Moreover, building information modelling delivers 3D model- ling of construction projects prior to physical construction to enhance design, constructability and operational readiness reviews.
Concerning IoT, Dedasaniya says the internetworking of physical devices with computer- based technologies, such as intelligent transportation and wearable technology, is pioneering a way of collecting, exchanging and using data to improve decision-making.
Integration Management Office
Dedasaniya explains that the capital projects supply chain has traditionally been based on misaligned commercial objectives and incentives, with owners apparently more interested in meeting performance and schedule, while the contractors are interested in increasing contract price and thereby profit.

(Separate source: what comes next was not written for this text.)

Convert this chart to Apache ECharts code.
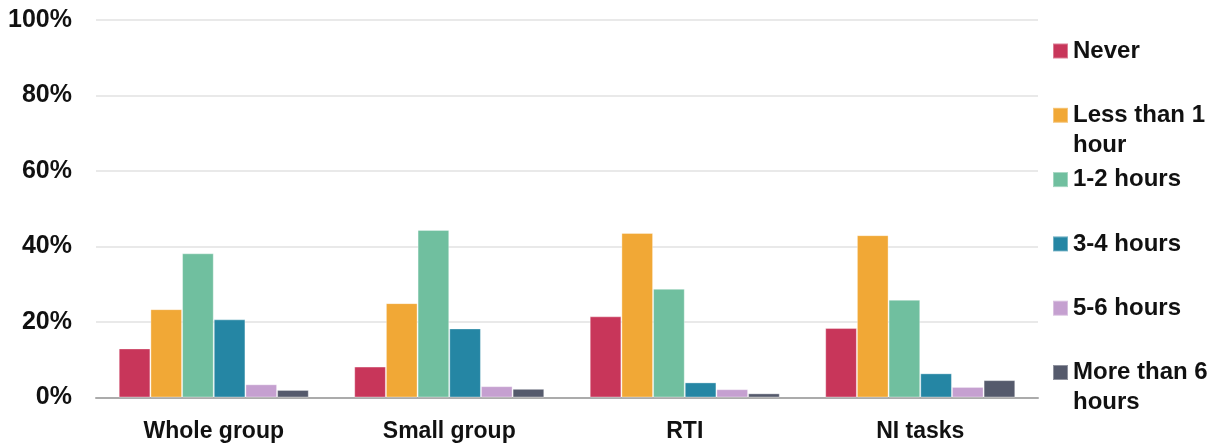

Therefore, he notes that an integration management office (IMO) system should be used for capital projects, as it functions as the owner’s integration management team and manages the interface and interdependencies among the various agencies to ensure that the project objectives are achieved.
He notes that IMO provides a ‘flat’ management structure – one which removes the layer of hierarchical management – which also helps to escalate communication and promote innovation and collaboration.
“The benefit of IMO is that it manages the integration of a cluster of prime contracting entities focused on controlling project cost, schedule delivery and performance while de-risking the project, owing to increased project coordination and effective interface management.”